I get something similar without brackets and ampersand with

<name et-al-min="11" et-al-use-first="9" et-al-use-last="true" delimiter-precedes-last="always" initialize-with="." name-as-sort-order="all"/>

Is it possible to adapt the et-al term for the brackets and the ampersand? At least I wasn't successful.
  • no, sorry, the et-al-use-last attribute currently only produces a single, hardcoded option, you can customize neither the ellipses (...) nor the ampersand (&). What's this for? It's certainly something we could put on the menu for the next release if there's enough of a use case, but it would probably require a fair bit of additional syntax, so it wouldn't be something we'd implement if, say, it's used by one department's custom style.

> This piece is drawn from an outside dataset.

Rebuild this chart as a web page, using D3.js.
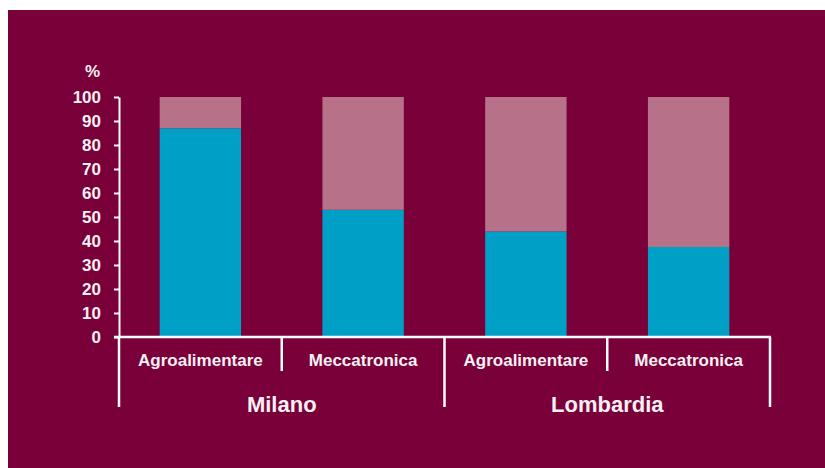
<!DOCTYPE html>
<html>
<head>
<meta charset="utf-8">
<script src="https://cdn.jsdelivr.net/npm/d3@7"></script>
<style>
  html, body { margin: 0; padding: 0; background: #ffffff; }
  svg { display: block; }
  text { font-family: "Liberation Sans", Arial, sans-serif; font-weight: bold; fill: #f7f1f4; }
</style>
</head>
<body>
<svg id="chart" width="825" height="468"></svg>
<script>
// Regions and sectors shown along the bottom axis
const groups = ["Milano", "Lombardia"];
const sectors = ["Agroalimentare", "Meccatronica"];
// Share (%) of each column: lower (blue) and upper (pink) part
const lowerShare = [87, 53, 44, 37.5];
const upperShare = [13, 47, 56, 62.5];
const yTicks = [0, 10, 20, 30, 40, 50, 60, 70, 80, 90, 100];

const colors = { bg: "#7a0039", lower: "#009fc5", upper: "#b77189", line: "#ffffff" };

const svg = d3.select("#chart");
const W = 825, H = 468;

// panel
svg.append("rect").attr("x", 8).attr("y", 10).attr("width", W - 8).attr("height", H - 10)
  .attr("fill", colors.bg);

const plot = { left: 119, right: 770, top: 97, bottom: 337 };

const columns = [];
groups.forEach((g, gi) => sectors.forEach((s, si) => {
  const i = gi * sectors.length + si;
  columns.push({ key: g + "|" + s, group: g, sector: s, lower: lowerShare[i], upper: upperShare[i] });
}));

const x = d3.scaleBand()
  .domain(columns.map(d => d.key))
  .range([plot.left, plot.right])
  .paddingInner(0.5)
  .paddingOuter(0.25);

const y = d3.scaleLinear().domain([0, 100]).range([plot.bottom, plot.top]);

const stack = d3.stack().keys(["lower", "upper"]);
const series = stack(columns);

svg.append("g").selectAll("g")
  .data(series)
  .join("g")
  .attr("fill", d => colors[d.key])
  .selectAll("rect")
  .data(d => d)
  .join("rect")
  .attr("x", d => x(d.data.key))
  .attr("width", x.bandwidth())
  .attr("y", d => y(d[1]))
  .attr("height", d => y(d[0]) - y(d[1]));

// y axis
const yAxis = d3.axisLeft(y).tickValues(yTicks).tickSize(5).tickSizeOuter(0).tickPadding(13);
const gy = svg.append("g").attr("transform", `translate(${plot.left},0)`).call(yAxis);
gy.select(".domain").attr("stroke", colors.line).attr("stroke-width", 2);
gy.selectAll(".tick line").attr("stroke", colors.line).attr("stroke-width", 2);
gy.selectAll(".tick text")
  .attr("font-size", 17).attr("font-family", null).attr("fill", "#f7f1f4");

svg.append("text").attr("x", 100).attr("y", 77).attr("text-anchor", "end")
  .attr("font-size", 17).text("%");

// x axis baseline
svg.append("line")
  .attr("x1", plot.left - 5).attr("x2", plot.right + 1)
  .attr("y1", y(0)).attr("y2", y(0))
  .attr("stroke", colors.line).attr("stroke-width", 2.5);

// separators between columns: long at region edges, short between sectors
const step = x.step();
const edges = [];
columns.forEach((d, i) => {
  edges.push({ pos: x(d.key) - step * x.paddingInner() / 2 - (i === 0 ? step * (x.paddingOuter() - x.paddingInner() / 2) : 0),
               long: i % sectors.length === 0 });
});
edges.push({ pos: plot.right, long: true });
svg.append("g").selectAll("line")
  .data(edges)
  .join("line")
  .attr("x1", d => d.pos).attr("x2", d => d.pos)
  .attr("y1", y(0)).attr("y2", d => d.long ? 407 : 371)
  .attr("stroke", colors.line).attr("stroke-width", 2.5);

// sector labels
svg.append("g").selectAll("text")
  .data(columns)
  .join("text")
  .attr("x", d => x(d.key) + x.bandwidth() / 2)
  .attr("y", 366)
  .attr("text-anchor", "middle")
  .attr("font-size", 17)
  .text(d => d.sector);

// region labels
svg.append("g").selectAll("text")
  .data(groups)
  .join("text")
  .attr("x", g => {
    const ks = columns.filter(c => c.group === g).map(c => x(c.key) + x.bandwidth() / 2);
    return d3.mean(ks);
  })
  .attr("y", 412)
  .attr("text-anchor", "middle")
  .attr("font-size", 22)
  .text(g => g);
</script>
</body>
</html>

  • That would be great. I need it for the Journal of Vegetation Science (http://onlinelibrary.wiley.com/journal/10.1111/(ISSN)1654-1103/homepage/ForAuthors.html), Applied Vegetation Science (http://onlinelibrary.wiley.com/journal/10.1111/(ISSN)1654-109X/homepage/ForAuthors.html) and Phytocoenologia (https://www.schweizerbart.de/journals/phyto/instructions).
    Since I am in the Editorial Boards of the first two and Editor-In-Charge of the latter I will promote the CSL styles as soon as they meet the journal rules.
  • I'll write something up and propose it as soon as I get a chance. Let's see what other people think about this. I'll post a link to the discussion.